In keeping close to the spirit of Williams’s life as a playwright, Lahr dwells deep into the first-person accounts of his closest professional companions. Without any sense of exaggeration, it is fair to say that the collaboration with Kazan created one of the most profound and significant partnerships in the history of American theatre. William’s words and the intrinsic vision behind them were best realized on stage by Kazan. It goes without saying that some of William’s best work, which include “A Streetcar Named Desire” and “Cat on a Hot Tin Roof”, were significantly shaped by Kazan. Another personality central to William’s work was Audrey Wood, his longtime agent. Lahr unmistakably uses up a significant amount o the biography describing the creative struggles Williams shared with both Wood and Kazan. Unsurprisingly, it was the fateful split with both Kazan and Wood that saw Williams go downhill through the latter stages of his career.

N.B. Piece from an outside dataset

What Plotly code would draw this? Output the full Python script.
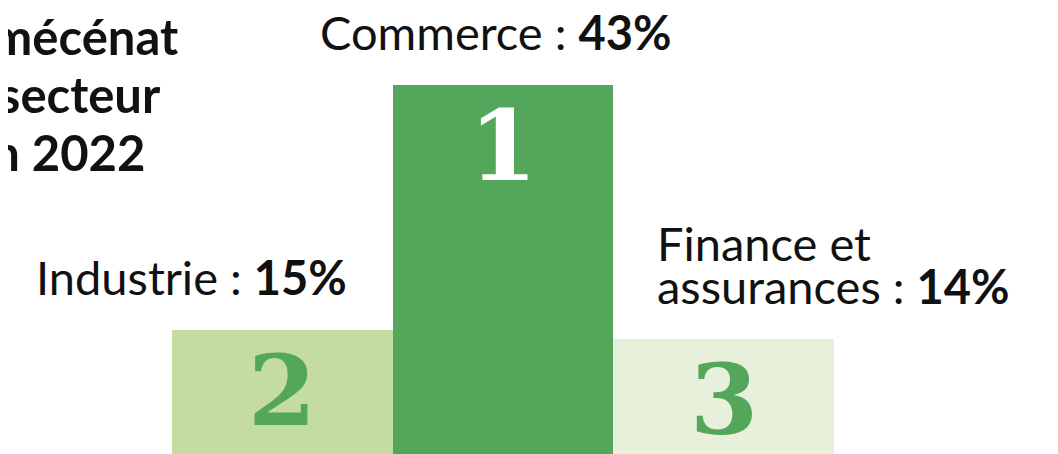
import plotly.graph_objects as go

# données
secteurs = ["Industrie", "Commerce", "Finance et<br>assurances"]
parts = [15, 43, 14]
rangs = ["2", "1", "3"]
couleurs = ["#C4DCA0", "#54A65A", "#E6F0DB"]
couleurs_rang = ["#54A65A", "#FFFFFF", "#54A65A"]
titre_lignes = ["Le mécénat", "par secteur", "en 2022"]

FONT = "Lato"
NOIR = "#111111"

fig = go.Figure()

fig.add_trace(go.Bar(
    x=secteurs,
    y=parts,
    marker=dict(color=couleurs, line=dict(width=0)),
    hoverinfo="skip",
))

# chiffres du podium, dans le haut de chaque barre
for s, p, r, c in zip(secteurs, parts, rangs, couleurs_rang):
    fig.add_annotation(
        x=s, y=p, xref="x", yref="y",
        text=r, showarrow=False,
        xanchor="center", yanchor="top", yshift=-1,
        font=dict(family="DejaVu Serif", size=98, color=c, weight="bold"),
    )

# étiquettes au-dessus des barres (une annotation par ligne)
ancrages = [("right", 67), ("center", -7), ("left", -69)]
for s, p, (anc, dx) in zip(secteurs, parts, ancrages):
    lignes = s.split("<br>")
    lignes[-1] = f"{lignes[-1]} : <b>{p}%</b>"
    n = len(lignes)
    for i, ligne in enumerate(lignes):
        fig.add_annotation(
            x=s, y=p, xref="x", yref="y",
            text=ligne, showarrow=False,
            xanchor=anc, xshift=dx,
            yanchor="bottom", yshift=23 + (n - 1 - i) * 43, align="left",
            font=dict(family=FONT, size=47, color=NOIR),
        )

# titre (coupé à gauche sur l'original)
fins_titre = [8, -9, -25]
for i, (ligne, dx) in enumerate(zip(titre_lignes, fins_titre)):
    fig.add_annotation(
        x=0, y=1, xref="paper", yref="paper",
        text=f"<b>{ligne}</b>", showarrow=False,
        xanchor="right", yanchor="top",
        xshift=dx, yshift=3 - i * 58,
        font=dict(family=FONT, size=49, color=NOIR),
    )

# la page ajoute une marge de 8 px autour de la figure
fig.update_layout(
    width=1058, height=454,
    margin=dict(l=164, r=232, t=0, b=0),
    paper_bgcolor="white", plot_bgcolor="white",
    bargap=0, showlegend=False,
    xaxis=dict(visible=False, range=[-0.5, 2.5], fixedrange=True),
    yaxis=dict(visible=False, range=[-0.07, 51.79], fixedrange=True),
)

fig.write_html("out.html")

The downhill spiral was a consequence of the numerous excesses that consumed William’s life, namely alcohol and drugs. Massive success is often bestowed with excessive fame and adulation. And when the personality in question is unable to maintain that level of success, it is often a hard crash down. Suffice to say, Williams could not come to terms with the “baleful sun of success” and was terribly shaken by the failure of Camino Real in 1953. His excessive drug habit had soon resulted in erratic and unpredictable behavior. Allied with his success, which had reportedly made him obnoxious, Williams fell out with many allies. When everything else fell apart, it was art that kept him going. However, in the years after The Night of the Iguana”, when his art was unable to reach the soaring heights of the past, even his art suffered. Without the all-consuming success of his past and rising star of playwrights such as Harold Pinter and Samuel Beckett, Williams was driven to a sense of obsolescence.

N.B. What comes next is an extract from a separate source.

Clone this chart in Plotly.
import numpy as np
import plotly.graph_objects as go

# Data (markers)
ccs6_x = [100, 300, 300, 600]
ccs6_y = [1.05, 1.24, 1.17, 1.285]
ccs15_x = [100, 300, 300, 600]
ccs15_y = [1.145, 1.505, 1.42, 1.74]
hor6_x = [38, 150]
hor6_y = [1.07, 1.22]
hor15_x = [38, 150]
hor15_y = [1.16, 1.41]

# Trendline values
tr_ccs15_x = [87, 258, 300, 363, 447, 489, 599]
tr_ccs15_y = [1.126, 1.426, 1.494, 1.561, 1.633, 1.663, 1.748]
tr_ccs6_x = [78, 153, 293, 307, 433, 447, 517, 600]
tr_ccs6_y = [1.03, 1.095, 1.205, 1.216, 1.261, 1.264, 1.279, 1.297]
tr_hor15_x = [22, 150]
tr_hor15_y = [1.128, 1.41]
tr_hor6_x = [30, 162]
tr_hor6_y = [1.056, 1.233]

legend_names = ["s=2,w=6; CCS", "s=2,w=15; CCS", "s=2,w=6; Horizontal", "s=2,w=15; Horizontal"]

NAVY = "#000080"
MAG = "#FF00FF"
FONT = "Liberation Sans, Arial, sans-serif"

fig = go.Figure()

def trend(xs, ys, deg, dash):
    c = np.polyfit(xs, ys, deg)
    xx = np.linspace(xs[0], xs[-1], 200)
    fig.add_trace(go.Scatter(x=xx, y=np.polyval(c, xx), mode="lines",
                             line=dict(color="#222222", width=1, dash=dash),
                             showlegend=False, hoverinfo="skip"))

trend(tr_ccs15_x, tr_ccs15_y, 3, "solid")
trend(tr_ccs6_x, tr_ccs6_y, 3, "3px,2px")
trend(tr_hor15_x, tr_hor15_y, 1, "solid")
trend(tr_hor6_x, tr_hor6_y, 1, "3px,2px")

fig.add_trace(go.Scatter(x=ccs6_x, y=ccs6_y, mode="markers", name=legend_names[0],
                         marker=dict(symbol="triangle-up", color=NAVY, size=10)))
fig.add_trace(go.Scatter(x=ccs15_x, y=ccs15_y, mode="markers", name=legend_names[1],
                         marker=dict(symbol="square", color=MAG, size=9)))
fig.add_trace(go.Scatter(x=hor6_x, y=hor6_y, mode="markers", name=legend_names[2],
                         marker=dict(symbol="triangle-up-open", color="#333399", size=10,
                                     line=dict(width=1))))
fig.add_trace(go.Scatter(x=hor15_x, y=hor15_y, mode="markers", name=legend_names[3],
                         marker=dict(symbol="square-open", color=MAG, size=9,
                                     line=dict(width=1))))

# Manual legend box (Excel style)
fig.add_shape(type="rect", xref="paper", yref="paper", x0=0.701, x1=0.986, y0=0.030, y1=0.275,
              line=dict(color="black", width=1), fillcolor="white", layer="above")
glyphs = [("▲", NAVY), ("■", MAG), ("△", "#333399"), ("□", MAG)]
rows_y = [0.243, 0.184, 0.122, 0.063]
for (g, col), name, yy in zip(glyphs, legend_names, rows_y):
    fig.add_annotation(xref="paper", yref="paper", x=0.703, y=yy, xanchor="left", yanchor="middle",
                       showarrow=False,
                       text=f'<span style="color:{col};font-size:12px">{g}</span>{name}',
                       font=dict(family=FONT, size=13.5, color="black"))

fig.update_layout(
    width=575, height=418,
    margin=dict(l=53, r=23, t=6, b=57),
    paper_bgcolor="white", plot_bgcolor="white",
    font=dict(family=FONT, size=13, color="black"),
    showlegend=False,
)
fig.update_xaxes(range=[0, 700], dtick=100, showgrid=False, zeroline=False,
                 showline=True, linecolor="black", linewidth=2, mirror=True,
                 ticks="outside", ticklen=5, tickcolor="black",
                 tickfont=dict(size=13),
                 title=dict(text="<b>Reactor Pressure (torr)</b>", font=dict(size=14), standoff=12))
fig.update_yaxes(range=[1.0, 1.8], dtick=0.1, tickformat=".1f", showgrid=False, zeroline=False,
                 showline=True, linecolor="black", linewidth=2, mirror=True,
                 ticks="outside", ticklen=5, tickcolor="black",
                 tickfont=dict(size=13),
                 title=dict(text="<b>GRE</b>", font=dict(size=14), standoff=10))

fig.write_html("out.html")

What the biography captures so evocatively is that the key aspects of William’s life are all understood in the context of his literary work. “In his struggle to unlearn repression, to claim his freedom, and to forge glory out of grief,” Lahr writes, “Williams turned his own delirium into one of the 20th century’s great chronicles of the brilliance and the barbarity of individualism. In order to name our pain, he devoured himself.”